Friday 17th May. Meteora.
It was yet another beautiful drive. We could see snow- capped mountains in
the distance as we travelled to Meteora. We passed shepherds watching their flocks in the traditional manner: walking them over the hills with their dogs - no fenced areas here. We drove through mainly arable land and then the
amazing landscape of Meteora came into view. This area is full of massive
spikes, cones and rounded hills that were created from river sediment that was
twisted into bizarre shapes as the river flowed into the sea 25 million years
ago.
It was an area that has supported religious communities since the late
10th Century although it was 1336 when the first monastery was built. At one
time there were 24 monasteries and each one on its own ridiculous pinnacle.
There are 6 remaining today and have been made famous by such films as 007 “for
your eyes only”. In the past monks had to be hauled up to the monastery by a
net/basket but now there is a dizzying road that takes you there. Although we
visited all 6 monasteries we only went inside the largest and grandest, Megalou Meteorou, built 400 m above the
valley floor. To enter Jacqui was required to wear a long dress (no shorts, trousers or skirts above knees) and trousers for Mike.
The monastery contained some interesting information on the history and
liberation of modern Greece from the Turks in the 16th century and
the Germans in World War 2, plus lots of religious artefacts.
As we drove and
walked to each monastery we had to keep stopping as we were overawed with the
views. At one of our stops 'Costas' arrived. He was offering free camping in
exchange for a meal at his mother’s hotel. This was just the site/man we were
looking for. We met up with two decent German blokes and exchanged places to
stay in Greece and in the Alps. They also gave us some maps. We all ended up at
Costas' mothers hotel for supper which was simple BBQ chicken, Greek salad and
wine all for only 24 euros (12 euros each). Later Costas invited Jacqui and I to drink Ouzo
with him overlooking his 1000 olive trees from a very romantic spot. I could
not face all the Ouzo after my last experience so Jacqui very kindly, when
Costas was not looking, helped me out.
Saturday 18th May Metsova to Ioannina
We left late morning as Jacqui did a couple of hours work.
Before we left Meteora there was one last monastery Mike wanted to visit. This was
Agiou Nikolaou Anapafsas. A 14th Century Monastery famous for its 16th Century frescos.
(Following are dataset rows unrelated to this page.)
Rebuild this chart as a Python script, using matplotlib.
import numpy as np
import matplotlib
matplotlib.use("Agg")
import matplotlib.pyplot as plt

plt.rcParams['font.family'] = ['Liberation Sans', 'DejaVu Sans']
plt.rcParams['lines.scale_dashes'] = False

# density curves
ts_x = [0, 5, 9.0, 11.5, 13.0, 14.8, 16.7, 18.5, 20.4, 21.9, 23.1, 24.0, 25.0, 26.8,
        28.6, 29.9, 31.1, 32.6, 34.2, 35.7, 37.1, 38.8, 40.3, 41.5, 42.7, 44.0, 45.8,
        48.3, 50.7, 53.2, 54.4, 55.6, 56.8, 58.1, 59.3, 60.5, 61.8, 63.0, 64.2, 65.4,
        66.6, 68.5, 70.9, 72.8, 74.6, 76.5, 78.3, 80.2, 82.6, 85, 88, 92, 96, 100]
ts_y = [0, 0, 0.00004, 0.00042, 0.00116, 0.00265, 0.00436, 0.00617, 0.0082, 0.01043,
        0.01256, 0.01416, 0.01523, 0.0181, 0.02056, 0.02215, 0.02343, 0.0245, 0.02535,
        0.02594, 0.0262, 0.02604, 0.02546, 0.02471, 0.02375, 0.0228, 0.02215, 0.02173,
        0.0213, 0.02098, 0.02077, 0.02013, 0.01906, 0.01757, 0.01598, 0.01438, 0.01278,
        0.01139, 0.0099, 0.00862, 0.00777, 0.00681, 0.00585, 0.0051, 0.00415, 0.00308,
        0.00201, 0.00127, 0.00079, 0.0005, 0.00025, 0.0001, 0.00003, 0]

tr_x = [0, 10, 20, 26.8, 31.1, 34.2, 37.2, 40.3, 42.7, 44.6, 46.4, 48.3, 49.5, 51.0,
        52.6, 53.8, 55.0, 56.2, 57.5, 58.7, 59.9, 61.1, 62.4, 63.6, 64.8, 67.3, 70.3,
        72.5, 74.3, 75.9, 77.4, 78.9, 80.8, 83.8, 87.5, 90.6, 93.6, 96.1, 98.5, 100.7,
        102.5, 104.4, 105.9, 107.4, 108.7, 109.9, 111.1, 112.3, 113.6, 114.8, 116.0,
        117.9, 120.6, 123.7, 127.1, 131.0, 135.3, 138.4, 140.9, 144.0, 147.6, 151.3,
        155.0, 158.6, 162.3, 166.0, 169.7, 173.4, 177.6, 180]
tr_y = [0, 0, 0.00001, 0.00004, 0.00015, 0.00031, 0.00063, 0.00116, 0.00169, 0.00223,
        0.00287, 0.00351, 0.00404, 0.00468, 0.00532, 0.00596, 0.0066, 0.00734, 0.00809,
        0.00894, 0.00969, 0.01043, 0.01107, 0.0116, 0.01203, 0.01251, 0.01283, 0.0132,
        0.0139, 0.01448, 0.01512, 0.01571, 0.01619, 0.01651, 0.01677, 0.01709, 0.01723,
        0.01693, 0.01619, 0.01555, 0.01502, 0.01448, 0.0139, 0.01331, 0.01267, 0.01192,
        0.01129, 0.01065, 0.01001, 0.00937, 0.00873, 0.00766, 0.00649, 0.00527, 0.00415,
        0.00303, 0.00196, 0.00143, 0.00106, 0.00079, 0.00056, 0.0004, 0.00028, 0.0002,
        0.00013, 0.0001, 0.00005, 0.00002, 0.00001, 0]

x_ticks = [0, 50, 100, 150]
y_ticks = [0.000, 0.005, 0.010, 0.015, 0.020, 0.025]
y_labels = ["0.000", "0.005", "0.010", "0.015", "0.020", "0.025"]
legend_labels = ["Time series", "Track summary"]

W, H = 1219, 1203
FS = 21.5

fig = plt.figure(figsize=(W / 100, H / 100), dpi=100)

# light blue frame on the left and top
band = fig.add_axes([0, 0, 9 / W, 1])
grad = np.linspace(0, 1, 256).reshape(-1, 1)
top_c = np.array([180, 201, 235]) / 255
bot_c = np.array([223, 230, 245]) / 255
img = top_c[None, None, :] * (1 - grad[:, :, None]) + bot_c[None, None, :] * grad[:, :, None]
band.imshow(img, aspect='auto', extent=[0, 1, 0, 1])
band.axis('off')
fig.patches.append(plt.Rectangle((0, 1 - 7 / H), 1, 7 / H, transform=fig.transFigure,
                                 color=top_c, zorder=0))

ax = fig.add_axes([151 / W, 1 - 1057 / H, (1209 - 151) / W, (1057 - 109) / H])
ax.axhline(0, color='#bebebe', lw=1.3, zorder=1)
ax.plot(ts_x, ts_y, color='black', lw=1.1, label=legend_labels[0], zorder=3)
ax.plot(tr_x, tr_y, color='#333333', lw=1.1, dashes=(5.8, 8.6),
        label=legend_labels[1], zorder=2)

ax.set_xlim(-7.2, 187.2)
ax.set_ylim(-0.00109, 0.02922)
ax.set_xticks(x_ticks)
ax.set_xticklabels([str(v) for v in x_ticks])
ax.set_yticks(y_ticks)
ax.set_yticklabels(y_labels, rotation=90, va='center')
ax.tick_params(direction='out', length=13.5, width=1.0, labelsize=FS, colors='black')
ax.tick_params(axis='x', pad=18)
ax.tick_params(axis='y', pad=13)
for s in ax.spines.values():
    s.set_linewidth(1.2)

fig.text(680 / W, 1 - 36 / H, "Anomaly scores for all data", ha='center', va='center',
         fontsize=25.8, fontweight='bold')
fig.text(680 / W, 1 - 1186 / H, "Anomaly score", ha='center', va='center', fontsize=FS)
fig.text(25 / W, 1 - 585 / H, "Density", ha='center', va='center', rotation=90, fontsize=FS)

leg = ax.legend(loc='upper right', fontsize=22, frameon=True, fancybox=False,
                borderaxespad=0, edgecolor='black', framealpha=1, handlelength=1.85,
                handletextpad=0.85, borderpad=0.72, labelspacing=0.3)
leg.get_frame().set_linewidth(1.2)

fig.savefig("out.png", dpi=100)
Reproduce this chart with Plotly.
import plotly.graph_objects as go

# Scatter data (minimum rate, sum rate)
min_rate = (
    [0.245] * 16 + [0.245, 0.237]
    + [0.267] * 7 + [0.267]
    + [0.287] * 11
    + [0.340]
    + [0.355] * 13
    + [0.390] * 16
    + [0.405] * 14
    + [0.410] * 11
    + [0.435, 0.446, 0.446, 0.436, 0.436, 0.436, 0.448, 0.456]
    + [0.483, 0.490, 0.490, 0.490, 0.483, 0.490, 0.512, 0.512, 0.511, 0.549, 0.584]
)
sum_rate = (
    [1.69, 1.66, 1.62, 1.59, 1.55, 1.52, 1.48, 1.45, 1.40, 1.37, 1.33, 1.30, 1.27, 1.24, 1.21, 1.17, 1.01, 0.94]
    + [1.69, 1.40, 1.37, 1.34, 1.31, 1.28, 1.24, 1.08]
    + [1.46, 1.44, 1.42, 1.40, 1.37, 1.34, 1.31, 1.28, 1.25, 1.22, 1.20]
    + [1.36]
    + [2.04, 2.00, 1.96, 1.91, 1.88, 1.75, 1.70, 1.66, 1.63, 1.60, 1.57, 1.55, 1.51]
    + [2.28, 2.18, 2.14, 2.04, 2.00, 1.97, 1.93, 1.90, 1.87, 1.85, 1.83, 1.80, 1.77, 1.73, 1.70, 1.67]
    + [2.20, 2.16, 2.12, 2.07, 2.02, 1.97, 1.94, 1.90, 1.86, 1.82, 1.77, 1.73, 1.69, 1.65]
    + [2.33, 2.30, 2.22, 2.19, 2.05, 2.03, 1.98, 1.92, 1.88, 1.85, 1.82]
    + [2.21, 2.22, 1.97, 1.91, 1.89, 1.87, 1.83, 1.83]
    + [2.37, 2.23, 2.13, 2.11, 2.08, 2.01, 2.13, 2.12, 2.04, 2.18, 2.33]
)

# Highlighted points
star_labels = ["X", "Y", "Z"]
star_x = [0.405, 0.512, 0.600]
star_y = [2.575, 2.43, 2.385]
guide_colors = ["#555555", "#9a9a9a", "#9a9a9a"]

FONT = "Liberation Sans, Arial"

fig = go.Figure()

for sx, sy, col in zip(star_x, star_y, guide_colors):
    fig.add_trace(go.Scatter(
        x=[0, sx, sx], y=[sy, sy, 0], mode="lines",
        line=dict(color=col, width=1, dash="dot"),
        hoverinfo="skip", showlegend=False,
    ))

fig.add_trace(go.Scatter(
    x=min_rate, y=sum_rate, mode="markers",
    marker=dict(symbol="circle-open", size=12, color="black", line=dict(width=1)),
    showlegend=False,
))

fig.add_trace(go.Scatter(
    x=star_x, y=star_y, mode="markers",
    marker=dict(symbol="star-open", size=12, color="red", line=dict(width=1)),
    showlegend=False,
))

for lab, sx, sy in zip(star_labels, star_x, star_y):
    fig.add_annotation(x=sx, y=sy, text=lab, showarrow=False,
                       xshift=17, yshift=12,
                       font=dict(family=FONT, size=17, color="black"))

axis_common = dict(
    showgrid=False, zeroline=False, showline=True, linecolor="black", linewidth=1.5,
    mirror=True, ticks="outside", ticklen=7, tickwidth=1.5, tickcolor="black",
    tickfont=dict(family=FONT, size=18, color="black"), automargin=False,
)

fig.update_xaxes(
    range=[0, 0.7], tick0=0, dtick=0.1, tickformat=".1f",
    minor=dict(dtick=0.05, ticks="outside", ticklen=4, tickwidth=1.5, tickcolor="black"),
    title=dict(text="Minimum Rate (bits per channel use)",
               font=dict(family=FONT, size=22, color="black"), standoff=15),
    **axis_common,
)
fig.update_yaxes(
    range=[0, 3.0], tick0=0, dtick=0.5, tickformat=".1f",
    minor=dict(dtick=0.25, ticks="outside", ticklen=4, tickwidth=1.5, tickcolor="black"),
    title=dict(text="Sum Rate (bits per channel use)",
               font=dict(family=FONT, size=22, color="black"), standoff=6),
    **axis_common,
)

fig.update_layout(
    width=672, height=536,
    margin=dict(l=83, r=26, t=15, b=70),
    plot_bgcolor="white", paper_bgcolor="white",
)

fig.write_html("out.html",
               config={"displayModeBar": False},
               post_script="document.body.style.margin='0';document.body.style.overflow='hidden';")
On the way down from the Monasteries there was suddenly an amazing number of
butterflies fluttering around. Our journey to day took us across the Pindhos
mountains via the Katora Pass. This was another stunning journey.
We stopped
for 45 minutes at Metsova. This is a high mountain town consisting of stone
houses. It was very picturesque but also quite commercial. So we continued
through the Pindhos mountains avoiding numerous rock fall, snakes and tortoises
on an very quiet mountain road where we only saw two cars over a period of two
hours. Eventually we arrived in Ioannina which lies on the edge of a very
beautiful lake where we eventually pulled up to park. In the evening we
wandered along the water’s edge and watched some traditional Greek dancing. It
turned out that the following day there were to be road races along the front
so we decided to move the van to a quieter part of town. This proved to be
quite difficult as the whole town was buzzing.
Sunday 19th May Ioannina
We moved early back to the lakeside car park in readiness to
watch the beginning part of the race. After the first 10k runners passed us,
Jacqui did a little more work and Mike went into the Old Town to explore the 5th
century castle, various fortifications
and minarets built by Ali Pasha. Ioannina was the former capital of the Albanian
Muslim Chieftain Ali Pasha.
At 12pm we both went to a café where Jacqui had a good chat
with Daxa on Skype and Mike was eyed up by the waiter. We then had lunch by the
lake. After lunch we both had a laze. By 3.30pm the temp had dropped to 33
degrees and there was a good breeze so we decided to have a cycle. We started
off along the front to see where it would take us. We ended up cycleing around the
lake – 25k plus. It took a couple of hot dusty hours. At one point we crossed fields
through dirt tracks but overall it was a good ride. In the evening the town
again got very busy. No sign of a recession here.